尤伦斯:影响当然会有,那就是很多作品我买不起了。所以,我们的艺术中心将会更加关注一些默默无闻的艺术家,他们中的很多人也许同样可以改变未来。但关注他们并不是战略转移,UCCA需要做的事情是,在所有的人都关注商业、艺术被市场牵引的时候,我们作为这个系统的一种补充。在这个时代,艺术品交易蓬勃的背后是每两家博物馆就有一家面临倒闭,偏偏它们才是艺术展示的平台。
作为一个非营利的艺术机构,UCCA会保持财务上的独立性,因为这对于保持艺术中心的审美独立性至关重要。
东方早报:你认为自己和著名的中国当代艺术收藏家乌里·希克有何异同?
尤伦斯:我认为我们是一样的。我们都是收藏中国当代艺术品最多的西方人,我们对中国艺术都倾注了热情,我们也都在尽力推动中国艺术的发展并努力将其影响力扩大到西方。我们不久还将有合作。
东方早报:除了英国画家特纳的14幅水彩画,你似乎还出售了一批中国当代艺术的藏品,是因为钱的原因吗?能否透露你的尤伦斯艺术基金有多大的资金规模?

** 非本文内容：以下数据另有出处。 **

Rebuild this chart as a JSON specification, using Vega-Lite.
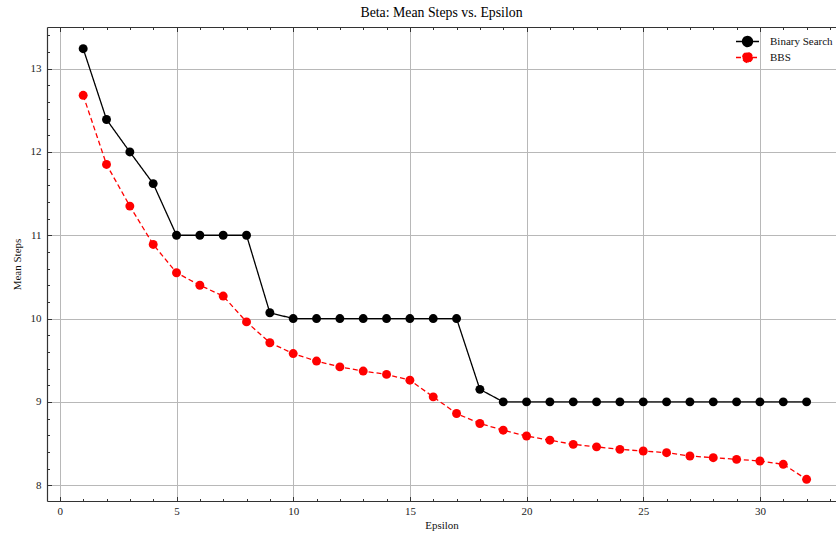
{
  "$schema": "https://vega.github.io/schema/vega-lite/v6.json",
  "width": 789,
  "height": 474,
  "autosize": {"type": "none"},
  "padding": {"left": 47, "top": 27, "right": 0, "bottom": 34},
  "background": "white",
  "title": {"text": "Beta: Mean Steps vs. Epsilon", "font": "Liberation Serif", "fontSize": 13.8, "fontWeight": "normal", "color": "black", "offset": 7, "anchor": "middle"},
  "config": {
    "view": {"stroke": null},
    "font": "Liberation Serif",
    "axis": {"labelFont": "Liberation Serif", "titleFont": "Liberation Serif", "labelFontSize": 11, "titleFontSize": 11, "titleFontWeight": "normal", "labelColor": "#222", "titleColor": "#111", "domainColor": "#333", "tickColor": "#333", "gridColor": "#b8b8b8", "gridWidth": 1, "gridOpacity": 1}
  },
  "data": {"values": [
    {"eps": 1, "steps": 13.24, "method": "Binary Search"},
    {"eps": 2, "steps": 12.39, "method": "Binary Search"},
    {"eps": 3, "steps": 12.0, "method": "Binary Search"},
    {"eps": 4, "steps": 11.62, "method": "Binary Search"},
    {"eps": 5, "steps": 11.0, "method": "Binary Search"},
    {"eps": 6, "steps": 11.0, "method": "Binary Search"},
    {"eps": 7, "steps": 11.0, "method": "Binary Search"},
    {"eps": 8, "steps": 11.0, "method": "Binary Search"},
    {"eps": 9, "steps": 10.07, "method": "Binary Search"},
    {"eps": 10, "steps": 10.0, "method": "Binary Search"},
    {"eps": 11, "steps": 10.0, "method": "Binary Search"},
    {"eps": 12, "steps": 10.0, "method": "Binary Search"},
    {"eps": 13, "steps": 10.0, "method": "Binary Search"},
    {"eps": 14, "steps": 10.0, "method": "Binary Search"},
    {"eps": 15, "steps": 10.0, "method": "Binary Search"},
    {"eps": 16, "steps": 10.0, "method": "Binary Search"},
    {"eps": 17, "steps": 10.0, "method": "Binary Search"},
    {"eps": 18, "steps": 9.15, "method": "Binary Search"},
    {"eps": 19, "steps": 9.0, "method": "Binary Search"},
    {"eps": 20, "steps": 9.0, "method": "Binary Search"},
    {"eps": 21, "steps": 9.0, "method": "Binary Search"},
    {"eps": 22, "steps": 9.0, "method": "Binary Search"},
    {"eps": 23, "steps": 9.0, "method": "Binary Search"},
    {"eps": 24, "steps": 9.0, "method": "Binary Search"},
    {"eps": 25, "steps": 9.0, "method": "Binary Search"},
    {"eps": 26, "steps": 9.0, "method": "Binary Search"},
    {"eps": 27, "steps": 9.0, "method": "Binary Search"},
    {"eps": 28, "steps": 9.0, "method": "Binary Search"},
    {"eps": 29, "steps": 9.0, "method": "Binary Search"},
    {"eps": 30, "steps": 9.0, "method": "Binary Search"},
    {"eps": 31, "steps": 9.0, "method": "Binary Search"},
    {"eps": 32, "steps": 9.0, "method": "Binary Search"},
    {"eps": 1, "steps": 12.68, "method": "BBS"},
    {"eps": 2, "steps": 11.85, "method": "BBS"},
    {"eps": 3, "steps": 11.35, "method": "BBS"},
    {"eps": 4, "steps": 10.89, "method": "BBS"},
    {"eps": 5, "steps": 10.55, "method": "BBS"},
    {"eps": 6, "steps": 10.40, "method": "BBS"},
    {"eps": 7, "steps": 10.27, "method": "BBS"},
    {"eps": 8, "steps": 9.96, "method": "BBS"},
    {"eps": 9, "steps": 9.71, "method": "BBS"},
    {"eps": 10, "steps": 9.58, "method": "BBS"},
    {"eps": 11, "steps": 9.49, "method": "BBS"},
    {"eps": 12, "steps": 9.42, "method": "BBS"},
    {"eps": 13, "steps": 9.37, "method": "BBS"},
    {"eps": 14, "steps": 9.33, "method": "BBS"},
    {"eps": 15, "steps": 9.26, "method": "BBS"},
    {"eps": 16, "steps": 9.06, "method": "BBS"},
    {"eps": 17, "steps": 8.86, "method": "BBS"},
    {"eps": 18, "steps": 8.74, "method": "BBS"},
    {"eps": 19, "steps": 8.66, "method": "BBS"},
    {"eps": 20, "steps": 8.59, "method": "BBS"},
    {"eps": 21, "steps": 8.54, "method": "BBS"},
    {"eps": 22, "steps": 8.49, "method": "BBS"},
    {"eps": 23, "steps": 8.46, "method": "BBS"},
    {"eps": 24, "steps": 8.43, "method": "BBS"},
    {"eps": 25, "steps": 8.41, "method": "BBS"},
    {"eps": 26, "steps": 8.39, "method": "BBS"},
    {"eps": 27, "steps": 8.35, "method": "BBS"},
    {"eps": 28, "steps": 8.33, "method": "BBS"},
    {"eps": 29, "steps": 8.31, "method": "BBS"},
    {"eps": 30, "steps": 8.29, "method": "BBS"},
    {"eps": 31, "steps": 8.25, "method": "BBS"},
    {"eps": 32, "steps": 8.07, "method": "BBS"}
  ]},
  "resolve": {"axis": {"x": "independent", "y": "independent"}},
  "layer": [
    {
      "mark": {"type": "line", "strokeWidth": 1.3},
      "encoding": {
        "x": {"field": "eps", "type": "quantitative", "scale": {"domain": [-0.55, 33.26], "nice": false, "zero": false},
              "axis": {"orient": "bottom", "title": "Epsilon", "values": [0, 5, 10, 15, 20, 25, 30], "ticks": false, "grid": true, "domain": true, "domainWidth": 1.2, "labelPadding": 4, "titlePadding": 3}},
        "y": {"field": "steps", "type": "quantitative", "scale": {"domain": [7.81, 13.5], "nice": false, "zero": false},
              "axis": {"orient": "left", "title": "Mean Steps", "values": [8, 9, 10, 11, 12, 13], "ticks": false, "grid": true, "domain": true, "domainWidth": 1.2, "labelPadding": 6, "titlePadding": 8}},
        "color": {"field": "method", "type": "nominal", "scale": {"domain": ["Binary Search", "BBS"], "range": ["black", "red"]},
                  "legend": {"title": null, "orient": "none", "legendX": 694.5, "legendY": 8.5, "symbolType": "M-2.3,0H2.3M1,0A1,1,0,1,1,-1,0A1,1,0,1,1,1,0Z", "symbolSize": 100, "symbolStrokeWidth": 1.3, "labelFont": "Liberation Serif", "labelFontSize": 11, "labelColor": "#111", "rowPadding": 0, "labelOffset": 16.5}},
        "strokeDash": {"field": "method", "type": "nominal", "scale": {"domain": ["Binary Search", "BBS"], "range": [[1, 0], [5, 3]]},
                  "legend": {"title": null, "orient": "none", "legendX": 694.5, "legendY": 8.5, "symbolType": "M-2.3,0H2.3M1,0A1,1,0,1,1,-1,0A1,1,0,1,1,1,0Z", "symbolSize": 100, "symbolStrokeWidth": 1.3, "labelFont": "Liberation Serif", "labelFontSize": 11, "labelColor": "#111", "rowPadding": 0, "labelOffset": 16.5}}
      }
    },
    {
      "mark": {"type": "point", "filled": true, "size": 80, "opacity": 1},
      "encoding": {
        "x": {"field": "eps", "type": "quantitative", "axis": {"orient": "bottom", "title": null, "labels": false, "grid": false, "domain": false, "ticks": true, "tickSize": -2.5, "tickWidth": 1, "values": [0,1,2,3,4,6,7,8,9,11,12,13,14,16,17,18,19,21,22,23,24,26,27,28,29,31,32,33]}},
        "y": {"field": "steps", "type": "quantitative", "axis": {"orient": "left", "title": null, "labels": false, "grid": false, "domain": false, "ticks": true, "tickSize": -2.5, "tickWidth": 1, "values": [7.8,8.2,8.4,8.6,8.8,9.2,9.4,9.6,9.8,10.2,10.4,10.6,10.8,11.2,11.4,11.6,11.8,12.2,12.4,12.6,12.8,13.2,13.4]}},
        "color": {"field": "method", "type": "nominal"}
      }
    },
    {
      "mark": {"type": "point", "opacity": 0},
      "encoding": {
        "x": {"field": "eps", "type": "quantitative", "axis": {"orient": "bottom", "title": null, "labels": false, "grid": false, "domain": false, "ticks": true, "tickSize": -4.5, "tickWidth": 1, "values": [0, 5, 10, 15, 20, 25, 30]}},
        "y": {"field": "steps", "type": "quantitative", "axis": {"orient": "left", "title": null, "labels": false, "grid": false, "domain": false, "ticks": true, "tickSize": -4.5, "tickWidth": 1, "values": [8, 9, 10, 11, 12, 13]}}
      }
    },
    {
      "mark": {"type": "point", "opacity": 0},
      "encoding": {
        "x": {"field": "eps", "type": "quantitative", "axis": {"orient": "top", "title": null, "labels": false, "grid": false, "domain": true, "domainWidth": 1.2, "ticks": true, "tickSize": -4.5, "tickWidth": 1, "values": [0, 5, 10, 15, 20, 25, 30]}},
        "y": {"field": "steps", "type": "quantitative", "axis": null}
      }
    },
    {
      "mark": {"type": "point", "opacity": 0},
      "encoding": {
        "x": {"field": "eps", "type": "quantitative", "axis": {"orient": "top", "title": null, "labels": false, "grid": false, "domain": false, "ticks": true, "tickSize": -2.5, "tickWidth": 1, "values": [0,1,2,3,4,6,7,8,9,11,12,13,14,16,17,18,19,21,22,23,24,26,27,28,29,31,32,33]}},
        "y": {"field": "steps", "type": "quantitative", "axis": null}
      }
    }
  ]
}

尤伦斯:我的确出售了一批作品,但并不是像大家想象的那样我缺钱了。我当然不是非常有钱的收藏家,但出售作品的原因是我要集中自己的收藏方向。被出售的作品有的是因为保险和场地租金太高了,有的是因为在购买时对其艺术价值产生了误判。至于尤伦斯艺术基金的规模,它会随着收藏的作品的价格升高而增值,所以,以后肯定还会有更多重要作品到中国来。